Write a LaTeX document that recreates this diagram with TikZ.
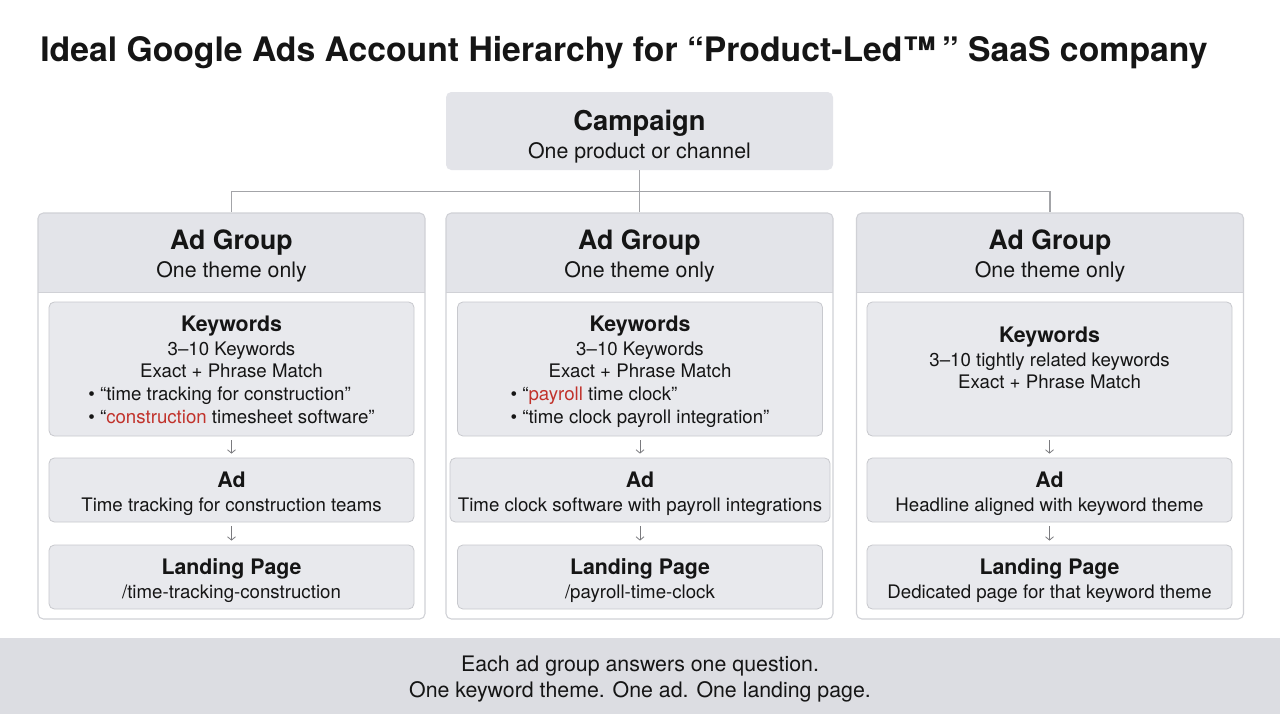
\documentclass[tikz,border=0pt]{standalone}
\usepackage{fontspec}
\setmainfont{TeX Gyre Heros}
\usepackage{xcolor}
\usepackage{tikz}
\usetikzlibrary{arrows.meta}

\definecolor{ink}{HTML}{151515}
\definecolor{hdrgray}{HTML}{E3E4E9}
\definecolor{cellgray}{HTML}{E8E9ED}
\definecolor{cellline}{HTML}{C8C9CE}
\definecolor{frameline}{HTML}{D0D1D6}
\definecolor{footgray}{HTML}{DCDDE2}
\definecolor{treeline}{HTML}{A3A4A8}
\definecolor{arrowgray}{HTML}{7A7A7E}
\definecolor{hotred}{HTML}{C1322B}

% heading of a cell, with a strut that pushes the block down a little
\newcommand{\hd}[1]{{\bfseries\fontsize{16}{18}\selectfont\rule{0pt}{17.5pt}#1}}
\newcommand{\hot}[1]{\textcolor{hotred}{#1}}

\tikzset{
  header/.style={fill=hdrgray, rounded corners=4pt, minimum width=290.25pt, minimum height=59.25pt,
    align=center, inner sep=0pt, font=\fontsize{16}{21}\selectfont},
  frame/.style={draw=frameline, line width=0.8pt, rounded corners=4pt, minimum width=290.25pt,
    minimum height=304.5pt, inner sep=0pt},
  cell/.style={draw=cellline, fill=cellgray, line width=0.6pt, rounded corners=4pt, minimum width=273.75pt,
    align=center, inner sep=0pt, font=\fontsize{14}{17}\selectfont},
  tree/.style={draw=treeline, line width=0.9pt},
  flow/.style={draw=arrowgray, line width=0.6pt, -{Straight Barb[length=2.5pt,width=6pt]},
    shorten <=3pt, shorten >=3pt},
}

\begin{document}
\begin{tikzpicture}[x=0.75pt, y=-0.75pt, every node/.style={text=ink}]
  \fill[white] (0,0) rectangle (1280,714);
  \useasboundingbox (0,0) rectangle (1280,714);

  \node[anchor=base west, inner sep=0pt, font=\bfseries\fontsize{25.3}{30}\selectfont] (title) at (40,61)
    {Ideal Google Ads Account Hierarchy for “Product-Led™\,” SaaS company};

  % campaign
  \node[header, minimum height=58.5pt] (cmp) at (639.5,131)
    {{\bfseries\fontsize{20.5}{21}\selectfont\rule{0pt}{24pt}Campaign}\\One product or channel};

  % ad group headers
  \node[header] (hd1) at (231.5,252.5)
    {{\bfseries\fontsize{20}{21}\selectfont\rule{0pt}{20.5pt}Ad Group}\\One theme only};
  \node[header] (hd2) at (639.5,252.5)
    {{\bfseries\fontsize{20}{21}\selectfont\rule{0pt}{20.5pt}Ad Group}\\One theme only};
  \node[header] (hd3) at (1050,252.5)
    {{\bfseries\fontsize{20}{21}\selectfont\rule{0pt}{20.5pt}Ad Group}\\One theme only};
  \foreach \h in {hd1,hd2,hd3}{
    \fill[hdrgray] ([yshift=6pt]\h.south west) rectangle (\h.south east);
    \draw[frameline, line width=0.6pt] (\h.south west) -- (\h.south east);
  }

  % ad group frames
  \node[frame] (ag1) at (231.5,416) {};
  \node[frame] (ag2) at (639.5,416) {};
  \node[frame] (ag3) at (1050,416) {};

  \draw[tree] (cmp) -- (ag2);
  \draw[tree] (cmp.south) -- ++(0,21) -| (ag1.north);
  \draw[tree] (cmp.south) -- ++(0,21) -| (ag3.north);

  % first group
  \node[cell, minimum height=100.5pt] (kw1) at (231.5,369)
    {\hd{Keywords}\\[1pt] 3–10 Keywords\\ Exact + Phrase Match\\
     \begin{tabular}[t]{@{}l@{}}\textbullet\ “time tracking for construction”\\
       \textbullet\ “\hot{construction} timesheet software”\end{tabular}};
  \node[cell, minimum height=48pt] (ad1) at (231.5,490) {\hd{Ad}\\[1pt] Time tracking for construction teams};
  \node[cell, minimum height=48pt] (lp1) at (231.5,577) {\hd{Landing Page}\\[1pt] /time-tracking-construction};

  % second group
  \node[cell, minimum height=100.5pt] (kw2) at (640,369)
    {\hd{Keywords}\\[1pt] 3–10 Keywords\\ Exact + Phrase Match\\
     \begin{tabular}[t]{@{}l@{}}\textbullet\ “\hot{payroll} time clock”\\
       \textbullet\ “time clock payroll integration”\end{tabular}};
  \node[cell, minimum height=48pt, minimum width=285pt] (ad2) at (640,490)
    {\hd{Ad}\\[1pt] Time clock software with payroll integrations};
  \node[cell, minimum height=48pt] (lp2) at (640,577) {\hd{Landing Page}\\[1pt] /payroll-time-clock};

  % third group
  \node[cell, minimum height=100.5pt] (kw3) at (1049.5,369)
    {\hd{Keywords}\\[1pt] 3–10 tightly related keywords\\ Exact + Phrase Match\\[6pt] ~};
  \node[cell, minimum height=48pt] (ad3) at (1049.5,490) {\hd{Ad}\\[1pt] Headline aligned with keyword theme};
  \node[cell, minimum height=48pt] (lp3) at (1049.5,577) {\hd{Landing Page}\\[1pt] Dedicated page for that keyword theme};

  \draw[flow] (kw1) -- (ad1);
  \draw[flow] (ad1) -- (lp1);
  \draw[flow] (kw2) -- (ad2);
  \draw[flow] (ad2) -- (lp2);
  \draw[flow] (kw3) -- (ad3);
  \draw[flow] (ad3) -- (lp3);

  % footer
  \node[fill=footgray, minimum width=960pt, minimum height=57pt, inner sep=0pt, align=center,
    font=\fontsize{16}{19.5}\selectfont] (foot) at (640,676)
    {\rule{0pt}{16pt}Each ad group answers one question.\\ One keyword theme. One ad. One landing page.};
\end{tikzpicture}
\end{document}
----------
# Instruction:
Copy all the data exactly as written, but skip any picture.

# Result:
Write a LaTeX document that recreates this diagram with TikZ.
\documentclass[tikz,border=0pt]{standalone}
\usepackage{fontspec}
\setmainfont{TeX Gyre Heros}
\usepackage{xcolor}
\usepackage{tikz}
\usetikzlibrary{arrows.meta}

\definecolor{ink}{HTML}{151515}
\definecolor{hdrgray}{HTML}{E3E4E9}
\definecolor{cellgray}{HTML}{E8E9ED}
\definecolor{cellline}{HTML}{C8C9CE}
\definecolor{frameline}{HTML}{D0D1D6}
\definecolor{footgray}{HTML}{DCDDE2}
\definecolor{treeline}{HTML}{A3A4A8}
\definecolor{arrowgray}{HTML}{7A7A7E}
\definecolor{hotred}{HTML}{C1322B}

% heading of a cell, with a strut that pushes the block down a little
\newcommand{\hd}[1]{{\bfseries\fontsize{16}{18}\selectfont\rule{0pt}{17.5pt}#1}}
\newcommand{\hot}[1]{\textcolor{hotred}{#1}}

\tikzset{
  header/.style={fill=hdrgray, rounded corners=4pt, minimum width=290.25pt, minimum height=59.25pt,
    align=center, inner sep=0pt, font=\fontsize{16}{21}\selectfont},
  frame/.style={draw=frameline, line width=0.8pt, rounded corners=4pt, minimum width=290.25pt,
    minimum height=304.5pt, inner sep=0pt},
  cell/.style={draw=cellline, fill=cellgray, line width=0.6pt, rounded corners=4pt, minimum width=273.75pt,
    align=center, inner sep=0pt, font=\fontsize{14}{17}\selectfont},
  tree/.style={draw=treeline, line width=0.9pt},
  flow/.style={draw=arrowgray, line width=0.6pt, -{Straight Barb[length=2.5pt,width=6pt]},
    shorten <=3pt, shorten >=3pt},
}

\begin{document}
\begin{tikzpicture}[x=0.75pt, y=-0.75pt, every node/.style={text=ink}]
  \fill[white] (0,0) rectangle (1280,714);
  \useasboundingbox (0,0) rectangle (1280,714);

  \node[anchor=base west, inner sep=0pt, font=\bfseries\fontsize{25.3}{30}\selectfont] (title) at (40,61)
    {Ideal Google Ads Account Hierarchy for “Product-Led™\,” SaaS company};

  % campaign
  \node[header, minimum height=58.5pt] (cmp) at (639.5,131)
    {{\bfseries\fontsize{20.5}{21}\selectfont\rule{0pt}{24pt}Campaign}\\One product or channel};

  % ad group headers
  \node[header] (hd1) at (231.5,252.5)
    {{\bfseries\fontsize{20}{21}\selectfont\rule{0pt}{20.5pt}Ad Group}\\One theme only};
  \node[header] (hd2) at (639.5,252.5)
    {{\bfseries\fontsize{20}{21}\selectfont\rule{0pt}{20.5pt}Ad Group}\\One theme only};
  \node[header] (hd3) at (1050,252.5)
    {{\bfseries\fontsize{20}{21}\selectfont\rule{0pt}{20.5pt}Ad Group}\\One theme only};
  \foreach \h in {hd1,hd2,hd3}{
    \fill[hdrgray] ([yshift=6pt]\h.south west) rectangle (\h.south east);
    \draw[frameline, line width=0.6pt] (\h.south west) -- (\h.south east);
  }

  % ad group frames
  \node[frame] (ag1) at (231.5,416) {};
  \node[frame] (ag2) at (639.5,416) {};
  \node[frame] (ag3) at (1050,416) {};

  \draw[tree] (cmp) -- (ag2);
  \draw[tree] (cmp.south) -- ++(0,21) -| (ag1.north);
  \draw[tree] (cmp.south) -- ++(0,21) -| (ag3.north);

  % first group
  \node[cell, minimum height=100.5pt] (kw1) at (231.5,369)
    {\hd{Keywords}\\[1pt] 3–10 Keywords\\ Exact + Phrase Match\\
     \begin{tabular}[t]{@{}l@{}}\textbullet\ “time tracking for construction”\\
       \textbullet\ “\hot{construction} timesheet software”\end{tabular}};
  \node[cell, minimum height=48pt] (ad1) at (231.5,490) {\hd{Ad}\\[1pt] Time tracking for construction teams};
  \node[cell, minimum height=48pt] (lp1) at (231.5,577) {\hd{Landing Page}\\[1pt] /time-tracking-construction};

  % second group
  \node[cell, minimum height=100.5pt] (kw2) at (640,369)
    {\hd{Keywords}\\[1pt] 3–10 Keywords\\ Exact + Phrase Match\\
     \begin{tabular}[t]{@{}l@{}}\textbullet\ “\hot{payroll} time clock”\\
       \textbullet\ “time clock payroll integration”\end{tabular}};
  \node[cell, minimum height=48pt, minimum width=285pt] (ad2) at (640,490)
    {\hd{Ad}\\[1pt] Time clock software with payroll integrations};
  \node[cell, minimum height=48pt] (lp2) at (640,577) {\hd{Landing Page}\\[1pt] /payroll-time-clock};

  % third group
  \node[cell, minimum height=100.5pt] (kw3) at (1049.5,369)
    {\hd{Keywords}\\[1pt] 3–10 tightly related keywords\\ Exact + Phrase Match\\[6pt] ~};
  \node[cell, minimum height=48pt] (ad3) at (1049.5,490) {\hd{Ad}\\[1pt] Headline aligned with keyword theme};
  \node[cell, minimum height=48pt] (lp3) at (1049.5,577) {\hd{Landing Page}\\[1pt] Dedicated page for that keyword theme};

  \draw[flow] (kw1) -- (ad1);
  \draw[flow] (ad1) -- (lp1);
  \draw[flow] (kw2) -- (ad2);
  \draw[flow] (ad2) -- (lp2);
  \draw[flow] (kw3) -- (ad3);
  \draw[flow] (ad3) -- (lp3);

  % footer
  \node[fill=footgray, minimum width=960pt, minimum height=57pt, inner sep=0pt, align=center,
    font=\fontsize{16}{19.5}\selectfont] (foot) at (640,676)
    {\rule{0pt}{16pt}Each ad group answers one question.\\ One keyword theme. One ad. One landing page.};
\end{tikzpicture}
\end{document}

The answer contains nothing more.